Dienstag, 5. Februar 2013



Die Juden von Sakinthos

Im Hauptort der Insel, in Sakinthos-Stadt, wurden in der Tertseti-Strasse, am Platz der ehemaligen Synagoge, zwei Stelen aufgestellt, die zwei aussergewoehnliche Menschen ehren. Die eine gedenkt des orthodoxen Erzbischofs Chrysostomos, die andere des Buergermeisters Loukas Karrer.

Wie ganz Suedgriechenland und einige Inseln lag Sakinthos bis zur Kapitulation Italiens im September 1943 in der italienisch besetzten Zone, danach fiel es ebenso wie das uebrige Gebiet an die deutschen Besatzer. Da die Italiener dem Rassegedanken der Nazis keine sonderliche Sympathie entgegenbrachten und sich weigerten, in ihrer Zone antijuedische Massnahmen durchzufuehren, konnten sich die Juden vor Verfolgung relativ sicher fuehlen. Erst als die Deutschen dort die Herrschaft uebernahmen, setzten die Festnahmen und Deportationen in die Vernichtungslager ein.

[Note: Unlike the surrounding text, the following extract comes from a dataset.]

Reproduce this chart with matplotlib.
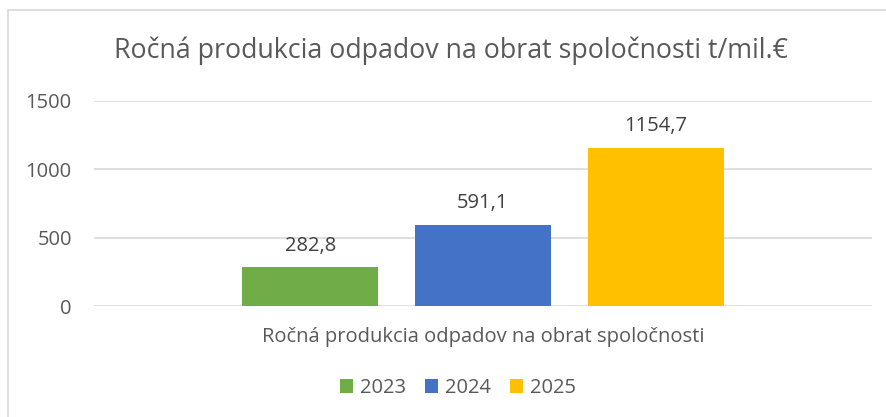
import matplotlib
matplotlib.use("Agg")
import matplotlib.pyplot as plt
from matplotlib.patches import Rectangle, Patch

plt.rcParams['font.family'] = ['Open Sans', 'DejaVu Sans']

title = "Ročná produkcia odpadov na obrat spoločnosti t/mil.€"
category = "Ročná produkcia odpadov na obrat spoločnosti"
years = ["2023", "2024", "2025"]
values = [282.8, 591.1, 1154.7]
value_labels = ["282,8", "591,1", "1154,7"]
colors = ["#70AD47", "#4472C4", "#FFC000"]
yticks = [0, 500, 1000, 1500]

W, H = 887, 417
fig = plt.figure(figsize=(W / 100, H / 100), dpi=100)
txt = "#595959"
fs = 14.5

# border
fig.patches.append(Rectangle((8 / W, 0 - 0.05), 1.2, (H - 10) / H + 0.05,
                             transform=fig.transFigure, fill=False,
                             edgecolor="#D9D9D9", linewidth=1.2))

ax = fig.add_axes([94 / W, 1 - 306 / H, (872 - 94) / W, (306 - 101) / H])
offsets = [-0.222, 0.0, 0.222]
width = 0.175
for off, v, c, lab in zip(offsets, values, colors, value_labels):
    ax.bar(off, v, width=width, color=c, zorder=3)
    ax.annotate(lab, (off, v), xytext=(0, 8.5), textcoords="offset points",
                ha="center", va="bottom", fontsize=fs, color="#404040")

ax.set_xlim(-0.5, 0.5)
ax.set_ylim(0, 1500)
ax.set_yticks(yticks)
ax.set_yticklabels([str(t) for t in yticks], fontsize=fs, color=txt)
ax.set_xticks([0])
ax.set_xticklabels([category], fontsize=fs, color=txt)
ax.tick_params(axis="y", length=0, pad=16)
ax.tick_params(axis="x", length=0, pad=15)
ax.grid(axis="y", color="#D9D9D9", linewidth=1.2, zorder=0)
for s in ax.spines.values():
    s.set_visible(False)

fig.text(451 / W, 1 - 51 / H, title, ha="center", va="center",
         fontsize=19.3, color=txt)

handles = [Patch(facecolor=c, edgecolor="none") for c in colors]
fig.legend(handles, years, loc="center", bbox_to_anchor=(458 / W, 1 - 388 / H),
           ncol=3, frameon=False, fontsize=fs, labelcolor=txt,
           handlelength=0.65, handleheight=0.65, handletextpad=0.35, columnspacing=0.95)

fig.savefig("out.png", dpi=100)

Dieses Los war auch den Juden von Sakinthos zugedacht, ihre 2000 Schicksalsgenossen der Nachbarinsel Korfu waren bereits am 20. Juni nach Auschwitz transportiert worden. Schon kurz nach seiner Ankunft  bestellte der Kommandant der deutschen Militaerverwaltung Buergermeister Karrer zu sich und forderte ihn auf, eine Liste aller auf  Sakinthos lebenden Juden zu erstellen. Was das bedeutete, war offensichtlich. Karrer besprach sich mit dem Metropoliten, Chrysostomos, der einst in Deutschland studiert hatte und gut Deutsch sprach. Die beiden stellten eine Liste zusammen und ueberreichten sie dem deutschen Kommandeur in einem verschlossenen Umschlag. Dieser fand darin ein Blatt Papier, auf dem lediglich zwei Namen standen: Metropolit von Sakinthos, Chrysostomos; Loukas Karrer, Buergermeister.

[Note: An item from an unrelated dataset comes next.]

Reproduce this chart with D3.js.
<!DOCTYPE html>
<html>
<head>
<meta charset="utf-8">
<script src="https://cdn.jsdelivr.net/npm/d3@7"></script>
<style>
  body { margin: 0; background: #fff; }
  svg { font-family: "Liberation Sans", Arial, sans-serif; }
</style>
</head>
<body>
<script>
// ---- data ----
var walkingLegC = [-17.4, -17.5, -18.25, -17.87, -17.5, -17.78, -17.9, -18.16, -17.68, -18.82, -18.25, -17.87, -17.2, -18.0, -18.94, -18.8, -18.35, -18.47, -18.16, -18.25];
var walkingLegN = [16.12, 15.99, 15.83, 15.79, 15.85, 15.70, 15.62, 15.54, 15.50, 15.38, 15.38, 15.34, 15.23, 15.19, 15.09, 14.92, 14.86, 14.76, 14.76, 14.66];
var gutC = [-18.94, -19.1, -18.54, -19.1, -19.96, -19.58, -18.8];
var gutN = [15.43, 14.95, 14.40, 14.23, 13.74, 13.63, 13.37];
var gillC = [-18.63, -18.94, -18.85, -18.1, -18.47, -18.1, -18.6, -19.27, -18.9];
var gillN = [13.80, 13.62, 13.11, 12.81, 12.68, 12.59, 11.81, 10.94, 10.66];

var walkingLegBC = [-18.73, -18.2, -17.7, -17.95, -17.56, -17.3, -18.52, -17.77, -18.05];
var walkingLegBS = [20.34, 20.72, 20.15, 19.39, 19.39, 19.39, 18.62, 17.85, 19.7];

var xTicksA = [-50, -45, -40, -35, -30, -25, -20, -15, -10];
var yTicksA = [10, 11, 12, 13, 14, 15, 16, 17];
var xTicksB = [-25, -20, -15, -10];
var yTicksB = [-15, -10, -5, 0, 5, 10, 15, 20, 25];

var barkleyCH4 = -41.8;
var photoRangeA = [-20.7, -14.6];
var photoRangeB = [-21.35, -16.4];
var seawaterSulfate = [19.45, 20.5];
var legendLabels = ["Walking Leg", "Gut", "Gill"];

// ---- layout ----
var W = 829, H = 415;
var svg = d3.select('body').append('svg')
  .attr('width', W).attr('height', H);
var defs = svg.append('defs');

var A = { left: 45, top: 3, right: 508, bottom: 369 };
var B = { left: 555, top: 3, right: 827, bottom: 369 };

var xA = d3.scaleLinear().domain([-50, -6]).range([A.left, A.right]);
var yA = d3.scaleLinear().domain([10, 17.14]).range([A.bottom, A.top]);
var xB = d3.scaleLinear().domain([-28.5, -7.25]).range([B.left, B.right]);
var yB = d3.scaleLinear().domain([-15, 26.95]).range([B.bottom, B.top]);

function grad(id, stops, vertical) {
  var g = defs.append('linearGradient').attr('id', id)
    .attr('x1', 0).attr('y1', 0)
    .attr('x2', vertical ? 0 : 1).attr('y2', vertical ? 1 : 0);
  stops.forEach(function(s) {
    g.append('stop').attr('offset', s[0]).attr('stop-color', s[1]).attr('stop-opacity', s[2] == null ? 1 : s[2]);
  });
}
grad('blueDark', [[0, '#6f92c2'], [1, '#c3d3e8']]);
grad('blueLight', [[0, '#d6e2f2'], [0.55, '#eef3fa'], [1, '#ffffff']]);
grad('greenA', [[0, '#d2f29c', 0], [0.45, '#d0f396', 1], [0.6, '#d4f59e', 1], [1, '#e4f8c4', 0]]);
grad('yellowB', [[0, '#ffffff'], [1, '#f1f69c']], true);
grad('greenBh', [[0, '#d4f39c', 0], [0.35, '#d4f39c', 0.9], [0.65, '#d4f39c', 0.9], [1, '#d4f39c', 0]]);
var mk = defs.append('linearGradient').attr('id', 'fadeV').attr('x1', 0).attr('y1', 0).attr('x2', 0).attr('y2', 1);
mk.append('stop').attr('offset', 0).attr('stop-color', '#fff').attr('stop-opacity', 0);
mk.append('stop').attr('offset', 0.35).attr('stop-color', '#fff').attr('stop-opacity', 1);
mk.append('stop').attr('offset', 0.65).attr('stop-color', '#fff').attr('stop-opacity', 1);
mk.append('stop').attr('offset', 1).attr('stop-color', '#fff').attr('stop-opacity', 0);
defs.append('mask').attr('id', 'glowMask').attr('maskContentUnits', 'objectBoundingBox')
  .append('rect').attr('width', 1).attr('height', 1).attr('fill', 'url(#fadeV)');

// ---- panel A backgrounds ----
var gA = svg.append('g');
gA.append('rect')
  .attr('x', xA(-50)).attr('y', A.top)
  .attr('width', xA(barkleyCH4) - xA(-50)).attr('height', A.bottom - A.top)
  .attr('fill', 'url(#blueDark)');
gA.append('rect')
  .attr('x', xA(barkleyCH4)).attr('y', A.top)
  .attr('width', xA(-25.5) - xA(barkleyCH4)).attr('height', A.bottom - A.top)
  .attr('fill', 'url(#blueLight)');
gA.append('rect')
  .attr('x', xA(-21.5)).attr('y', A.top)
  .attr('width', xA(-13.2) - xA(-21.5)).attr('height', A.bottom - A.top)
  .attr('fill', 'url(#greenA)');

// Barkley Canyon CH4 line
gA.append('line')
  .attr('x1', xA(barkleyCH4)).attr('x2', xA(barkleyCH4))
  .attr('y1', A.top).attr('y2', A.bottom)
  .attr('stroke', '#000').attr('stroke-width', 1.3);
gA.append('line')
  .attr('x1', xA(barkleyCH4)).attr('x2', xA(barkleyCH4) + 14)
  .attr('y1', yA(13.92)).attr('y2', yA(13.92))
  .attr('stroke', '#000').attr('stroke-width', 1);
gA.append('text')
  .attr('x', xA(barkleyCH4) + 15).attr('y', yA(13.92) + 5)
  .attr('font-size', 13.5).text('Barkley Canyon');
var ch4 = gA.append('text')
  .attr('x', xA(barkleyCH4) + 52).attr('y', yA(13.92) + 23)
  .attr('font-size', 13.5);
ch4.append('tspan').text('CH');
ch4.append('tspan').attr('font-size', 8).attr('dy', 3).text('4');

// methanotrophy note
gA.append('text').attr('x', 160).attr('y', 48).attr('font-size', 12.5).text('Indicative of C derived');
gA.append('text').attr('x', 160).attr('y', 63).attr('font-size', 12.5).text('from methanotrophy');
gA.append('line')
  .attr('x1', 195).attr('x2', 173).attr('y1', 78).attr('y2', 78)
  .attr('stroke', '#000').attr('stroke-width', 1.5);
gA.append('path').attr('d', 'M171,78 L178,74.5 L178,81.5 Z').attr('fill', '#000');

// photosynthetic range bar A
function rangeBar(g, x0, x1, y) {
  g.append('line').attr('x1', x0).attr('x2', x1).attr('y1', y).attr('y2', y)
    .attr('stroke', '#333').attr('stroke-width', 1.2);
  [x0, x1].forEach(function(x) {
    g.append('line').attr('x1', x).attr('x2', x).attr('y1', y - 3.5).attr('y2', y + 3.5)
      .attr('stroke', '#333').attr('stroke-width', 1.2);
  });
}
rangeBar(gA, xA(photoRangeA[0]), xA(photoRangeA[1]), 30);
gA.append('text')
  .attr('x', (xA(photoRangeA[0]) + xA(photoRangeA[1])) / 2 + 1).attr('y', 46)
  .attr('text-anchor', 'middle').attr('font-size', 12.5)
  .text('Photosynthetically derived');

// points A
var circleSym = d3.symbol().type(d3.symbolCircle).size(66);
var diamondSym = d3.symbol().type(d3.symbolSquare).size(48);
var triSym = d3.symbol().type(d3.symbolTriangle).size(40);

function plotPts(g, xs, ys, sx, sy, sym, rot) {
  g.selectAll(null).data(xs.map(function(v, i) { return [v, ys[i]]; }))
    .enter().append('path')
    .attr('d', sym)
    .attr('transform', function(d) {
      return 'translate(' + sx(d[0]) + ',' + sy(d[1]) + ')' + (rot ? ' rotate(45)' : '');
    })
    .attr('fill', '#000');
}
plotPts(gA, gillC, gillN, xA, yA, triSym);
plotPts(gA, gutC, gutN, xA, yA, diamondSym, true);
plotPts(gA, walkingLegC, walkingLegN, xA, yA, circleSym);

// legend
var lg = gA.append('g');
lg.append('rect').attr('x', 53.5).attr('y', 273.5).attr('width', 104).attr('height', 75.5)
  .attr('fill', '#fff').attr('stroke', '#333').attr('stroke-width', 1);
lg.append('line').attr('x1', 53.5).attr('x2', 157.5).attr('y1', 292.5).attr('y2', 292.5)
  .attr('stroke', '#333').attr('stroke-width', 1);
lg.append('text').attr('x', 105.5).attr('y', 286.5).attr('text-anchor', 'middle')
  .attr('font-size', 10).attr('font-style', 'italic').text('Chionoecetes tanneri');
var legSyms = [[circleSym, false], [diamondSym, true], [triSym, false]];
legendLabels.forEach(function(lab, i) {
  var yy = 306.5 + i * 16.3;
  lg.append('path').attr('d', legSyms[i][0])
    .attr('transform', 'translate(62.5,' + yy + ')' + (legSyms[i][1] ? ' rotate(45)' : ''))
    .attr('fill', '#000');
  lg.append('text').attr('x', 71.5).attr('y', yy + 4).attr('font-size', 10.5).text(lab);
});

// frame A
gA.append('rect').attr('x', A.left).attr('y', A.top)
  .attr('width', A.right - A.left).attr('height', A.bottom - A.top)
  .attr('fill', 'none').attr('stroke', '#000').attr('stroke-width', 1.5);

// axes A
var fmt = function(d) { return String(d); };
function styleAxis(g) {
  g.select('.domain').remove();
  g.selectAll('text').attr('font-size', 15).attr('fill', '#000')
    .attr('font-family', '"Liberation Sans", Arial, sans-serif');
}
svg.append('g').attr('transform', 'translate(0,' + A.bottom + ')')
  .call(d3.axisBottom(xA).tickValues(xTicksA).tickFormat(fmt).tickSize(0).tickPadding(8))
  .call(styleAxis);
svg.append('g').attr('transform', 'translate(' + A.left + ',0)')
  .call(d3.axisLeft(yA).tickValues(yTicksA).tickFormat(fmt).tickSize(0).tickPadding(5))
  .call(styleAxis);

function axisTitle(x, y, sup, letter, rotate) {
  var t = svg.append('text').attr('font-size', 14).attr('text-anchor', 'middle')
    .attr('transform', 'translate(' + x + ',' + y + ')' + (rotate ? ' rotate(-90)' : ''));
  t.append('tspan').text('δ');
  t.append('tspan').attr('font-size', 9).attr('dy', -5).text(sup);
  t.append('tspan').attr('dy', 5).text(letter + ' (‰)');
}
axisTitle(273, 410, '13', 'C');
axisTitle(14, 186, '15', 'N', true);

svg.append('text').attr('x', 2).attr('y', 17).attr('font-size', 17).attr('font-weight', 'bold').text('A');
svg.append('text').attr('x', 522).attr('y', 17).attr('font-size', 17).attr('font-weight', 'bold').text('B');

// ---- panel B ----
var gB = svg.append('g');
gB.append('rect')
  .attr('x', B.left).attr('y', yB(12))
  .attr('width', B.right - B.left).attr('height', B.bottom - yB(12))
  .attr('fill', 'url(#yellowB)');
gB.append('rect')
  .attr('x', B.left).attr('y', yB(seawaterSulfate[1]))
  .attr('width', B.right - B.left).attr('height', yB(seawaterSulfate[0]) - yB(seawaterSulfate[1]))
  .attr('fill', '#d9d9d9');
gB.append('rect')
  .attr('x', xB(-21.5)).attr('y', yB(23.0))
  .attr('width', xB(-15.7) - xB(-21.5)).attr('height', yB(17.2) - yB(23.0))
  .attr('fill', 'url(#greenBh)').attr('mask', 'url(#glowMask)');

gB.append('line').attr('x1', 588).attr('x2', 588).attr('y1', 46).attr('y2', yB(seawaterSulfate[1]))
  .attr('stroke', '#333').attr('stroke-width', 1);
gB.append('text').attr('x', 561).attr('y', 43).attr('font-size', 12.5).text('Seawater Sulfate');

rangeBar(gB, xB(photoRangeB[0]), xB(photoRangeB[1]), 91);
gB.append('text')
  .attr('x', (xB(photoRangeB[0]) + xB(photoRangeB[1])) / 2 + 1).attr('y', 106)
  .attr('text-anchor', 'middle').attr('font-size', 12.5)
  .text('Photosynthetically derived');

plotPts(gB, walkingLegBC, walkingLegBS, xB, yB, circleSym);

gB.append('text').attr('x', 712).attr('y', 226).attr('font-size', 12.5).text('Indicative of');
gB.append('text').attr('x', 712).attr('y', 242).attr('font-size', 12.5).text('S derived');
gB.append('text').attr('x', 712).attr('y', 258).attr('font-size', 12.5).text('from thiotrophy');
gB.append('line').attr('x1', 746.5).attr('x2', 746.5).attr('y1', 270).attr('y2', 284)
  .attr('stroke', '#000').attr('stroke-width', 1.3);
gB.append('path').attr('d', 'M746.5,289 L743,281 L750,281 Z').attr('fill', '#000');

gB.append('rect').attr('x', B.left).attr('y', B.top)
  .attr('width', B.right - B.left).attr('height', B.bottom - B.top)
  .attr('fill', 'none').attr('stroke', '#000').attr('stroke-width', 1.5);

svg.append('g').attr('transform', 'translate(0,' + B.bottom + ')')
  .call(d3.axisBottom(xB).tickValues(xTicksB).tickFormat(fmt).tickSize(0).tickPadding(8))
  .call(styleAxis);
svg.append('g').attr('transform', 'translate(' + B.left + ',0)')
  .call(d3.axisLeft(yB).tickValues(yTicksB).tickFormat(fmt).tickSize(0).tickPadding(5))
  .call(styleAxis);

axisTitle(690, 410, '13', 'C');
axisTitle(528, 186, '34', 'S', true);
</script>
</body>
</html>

Zuvor hatten die beiden noch veranlasst, dass alle juedischen Bewohner sicheren Unterschlupf bei ihren christlichen Landsleuten in den Bergdoerfern fanden. Da sie gut in die Inselgemeinschaft integriert waren, bereitete das keine Schwierigkeiten.

Alle 275 Juden der Insel haben ueberlebt. Damit ist die juedische Gemeinde von Sakinthos die einzige in ganz Griechenland, die keines ihrer Mitglieder verlor. Loukas Karrer (1909-1985) und Erzbischof Chrysostomos (1890-1958) geschah ebenfalls nichts. Den Kommandeur hat moeglicherweise ihr couragiertes Vorgehen beschaemt und er traute sich nicht, zwei Menschen in Gewahrsam zu nehmen, die ihr Leben aufs Spiel setzten, um das anderer zu retten. Karrer und Chrysostomos  wurden 1978 in Yad Vashem als "Gerechte unter den Voelkern" geehrt.

Die Synagoge ist uebrigens nicht von den Deutschen zerstoert worden, sondern fiel dem schweren Erdbeben im Jahr 1953 zum Opfer.